**WHAT THE TASK REQUIRES:**
Exclude the pictures and return every line exactly as written.

**COLLECTED DATA:**
■ ■ ■ ■ ■

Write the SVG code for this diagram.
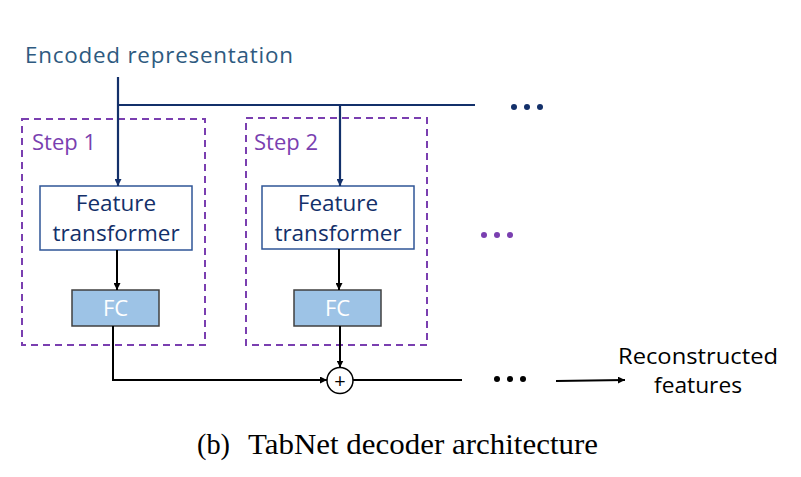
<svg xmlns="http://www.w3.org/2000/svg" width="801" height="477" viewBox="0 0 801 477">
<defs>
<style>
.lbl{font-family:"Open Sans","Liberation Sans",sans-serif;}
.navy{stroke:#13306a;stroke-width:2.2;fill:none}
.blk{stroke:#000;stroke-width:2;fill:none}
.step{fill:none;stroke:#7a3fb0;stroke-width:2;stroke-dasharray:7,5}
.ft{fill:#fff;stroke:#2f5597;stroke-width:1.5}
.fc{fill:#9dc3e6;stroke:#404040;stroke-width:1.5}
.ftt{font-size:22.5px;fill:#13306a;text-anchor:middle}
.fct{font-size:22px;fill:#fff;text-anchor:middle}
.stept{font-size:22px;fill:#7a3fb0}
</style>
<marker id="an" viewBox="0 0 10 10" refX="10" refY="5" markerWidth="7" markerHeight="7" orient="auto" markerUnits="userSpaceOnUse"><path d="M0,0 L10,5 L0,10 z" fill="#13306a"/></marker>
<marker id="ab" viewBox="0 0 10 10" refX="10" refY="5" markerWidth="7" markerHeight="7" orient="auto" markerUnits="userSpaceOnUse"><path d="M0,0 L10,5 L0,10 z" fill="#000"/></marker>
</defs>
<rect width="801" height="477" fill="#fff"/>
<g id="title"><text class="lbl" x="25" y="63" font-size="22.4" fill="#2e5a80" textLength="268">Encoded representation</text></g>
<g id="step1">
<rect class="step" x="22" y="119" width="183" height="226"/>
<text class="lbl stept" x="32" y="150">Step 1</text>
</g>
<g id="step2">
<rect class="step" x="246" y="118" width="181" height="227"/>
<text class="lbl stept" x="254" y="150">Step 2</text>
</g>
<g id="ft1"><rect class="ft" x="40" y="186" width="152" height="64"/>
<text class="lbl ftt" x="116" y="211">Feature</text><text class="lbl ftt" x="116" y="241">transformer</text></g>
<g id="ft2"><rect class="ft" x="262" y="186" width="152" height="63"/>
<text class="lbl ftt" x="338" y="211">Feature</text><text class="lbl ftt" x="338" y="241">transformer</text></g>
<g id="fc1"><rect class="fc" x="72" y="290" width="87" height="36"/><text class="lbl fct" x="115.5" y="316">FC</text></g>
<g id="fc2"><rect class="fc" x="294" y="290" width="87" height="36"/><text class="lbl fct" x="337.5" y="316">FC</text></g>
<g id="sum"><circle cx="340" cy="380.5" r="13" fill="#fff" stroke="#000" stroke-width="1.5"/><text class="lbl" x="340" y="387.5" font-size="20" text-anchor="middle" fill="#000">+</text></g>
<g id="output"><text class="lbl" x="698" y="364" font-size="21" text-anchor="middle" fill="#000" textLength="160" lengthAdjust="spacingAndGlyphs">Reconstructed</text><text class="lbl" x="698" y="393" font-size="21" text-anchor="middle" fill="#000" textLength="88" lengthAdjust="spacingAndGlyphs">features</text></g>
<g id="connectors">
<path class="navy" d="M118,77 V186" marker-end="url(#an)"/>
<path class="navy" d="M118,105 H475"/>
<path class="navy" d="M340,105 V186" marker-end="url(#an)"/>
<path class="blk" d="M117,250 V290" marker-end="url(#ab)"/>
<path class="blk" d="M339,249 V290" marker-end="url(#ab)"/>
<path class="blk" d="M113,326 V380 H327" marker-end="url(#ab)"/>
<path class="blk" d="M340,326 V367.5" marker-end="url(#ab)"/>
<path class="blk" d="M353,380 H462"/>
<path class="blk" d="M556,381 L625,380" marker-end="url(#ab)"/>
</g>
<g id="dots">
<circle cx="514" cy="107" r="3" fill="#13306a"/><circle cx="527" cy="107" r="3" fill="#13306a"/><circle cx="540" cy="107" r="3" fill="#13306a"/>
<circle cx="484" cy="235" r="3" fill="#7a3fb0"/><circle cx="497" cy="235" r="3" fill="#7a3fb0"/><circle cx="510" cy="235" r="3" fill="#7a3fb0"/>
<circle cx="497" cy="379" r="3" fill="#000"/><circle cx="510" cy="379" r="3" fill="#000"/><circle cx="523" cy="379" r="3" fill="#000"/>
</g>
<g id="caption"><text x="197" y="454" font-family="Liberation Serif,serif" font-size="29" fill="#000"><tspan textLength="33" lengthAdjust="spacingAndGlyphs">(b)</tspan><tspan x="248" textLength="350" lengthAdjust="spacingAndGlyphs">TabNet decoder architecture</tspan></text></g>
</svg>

■ ■ ■ ■ ■

**COMPLETED TASK:**
Write the SVG code for this diagram.
<svg xmlns="http://www.w3.org/2000/svg" width="801" height="477" viewBox="0 0 801 477">
<defs>
<style>
.lbl{font-family:"Open Sans","Liberation Sans",sans-serif;}
.navy{stroke:#13306a;stroke-width:2.2;fill:none}
.blk{stroke:#000;stroke-width:2;fill:none}
.step{fill:none;stroke:#7a3fb0;stroke-width:2;stroke-dasharray:7,5}
.ft{fill:#fff;stroke:#2f5597;stroke-width:1.5}
.fc{fill:#9dc3e6;stroke:#404040;stroke-width:1.5}
.ftt{font-size:22.5px;fill:#13306a;text-anchor:middle}
.fct{font-size:22px;fill:#fff;text-anchor:middle}
.stept{font-size:22px;fill:#7a3fb0}
</style>
<marker id="an" viewBox="0 0 10 10" refX="10" refY="5" markerWidth="7" markerHeight="7" orient="auto" markerUnits="userSpaceOnUse"><path d="M0,0 L10,5 L0,10 z" fill="#13306a"/></marker>
<marker id="ab" viewBox="0 0 10 10" refX="10" refY="5" markerWidth="7" markerHeight="7" orient="auto" markerUnits="userSpaceOnUse"><path d="M0,0 L10,5 L0,10 z" fill="#000"/></marker>
</defs>
<rect width="801" height="477" fill="#fff"/>
<g id="title"><text class="lbl" x="25" y="63" font-size="22.4" fill="#2e5a80" textLength="268">Encoded representation</text></g>
<g id="step1">
<rect class="step" x="22" y="119" width="183" height="226"/>
<text class="lbl stept" x="32" y="150">Step 1</text>
</g>
<g id="step2">
<rect class="step" x="246" y="118" width="181" height="227"/>
<text class="lbl stept" x="254" y="150">Step 2</text>
</g>
<g id="ft1"><rect class="ft" x="40" y="186" width="152" height="64"/>
<text class="lbl ftt" x="116" y="211">Feature</text><text class="lbl ftt" x="116" y="241">transformer</text></g>
<g id="ft2"><rect class="ft" x="262" y="186" width="152" height="63"/>
<text class="lbl ftt" x="338" y="211">Feature</text><text class="lbl ftt" x="338" y="241">transformer</text></g>
<g id="fc1"><rect class="fc" x="72" y="290" width="87" height="36"/><text class="lbl fct" x="115.5" y="316">FC</text></g>
<g id="fc2"><rect class="fc" x="294" y="290" width="87" height="36"/><text class="lbl fct" x="337.5" y="316">FC</text></g>
<g id="sum"><circle cx="340" cy="380.5" r="13" fill="#fff" stroke="#000" stroke-width="1.5"/><text class="lbl" x="340" y="387.5" font-size="20" text-anchor="middle" fill="#000">+</text></g>
<g id="output"><text class="lbl" x="698" y="364" font-size="21" text-anchor="middle" fill="#000" textLength="160" lengthAdjust="spacingAndGlyphs">Reconstructed</text><text class="lbl" x="698" y="393" font-size="21" text-anchor="middle" fill="#000" textLength="88" lengthAdjust="spacingAndGlyphs">features</text></g>
<g id="connectors">
<path class="navy" d="M118,77 V186" marker-end="url(#an)"/>
<path class="navy" d="M118,105 H475"/>
<path class="navy" d="M340,105 V186" marker-end="url(#an)"/>
<path class="blk" d="M117,250 V290" marker-end="url(#ab)"/>
<path class="blk" d="M339,249 V290" marker-end="url(#ab)"/>
<path class="blk" d="M113,326 V380 H327" marker-end="url(#ab)"/>
<path class="blk" d="M340,326 V367.5" marker-end="url(#ab)"/>
<path class="blk" d="M353,380 H462"/>
<path class="blk" d="M556,381 L625,380" marker-end="url(#ab)"/>
</g>
<g id="dots">
<circle cx="514" cy="107" r="3" fill="#13306a"/><circle cx="527" cy="107" r="3" fill="#13306a"/><circle cx="540" cy="107" r="3" fill="#13306a"/>
<circle cx="484" cy="235" r="3" fill="#7a3fb0"/><circle cx="497" cy="235" r="3" fill="#7a3fb0"/><circle cx="510" cy="235" r="3" fill="#7a3fb0"/>
<circle cx="497" cy="379" r="3" fill="#000"/><circle cx="510" cy="379" r="3" fill="#000"/><circle cx="523" cy="379" r="3" fill="#000"/>
</g>
<g id="caption"><text x="197" y="454" font-family="Liberation Serif,serif" font-size="29" fill="#000"><tspan textLength="33" lengthAdjust="spacingAndGlyphs">(b)</tspan><tspan x="248" textLength="350" lengthAdjust="spacingAndGlyphs">TabNet decoder architecture</tspan></text></g>
</svg>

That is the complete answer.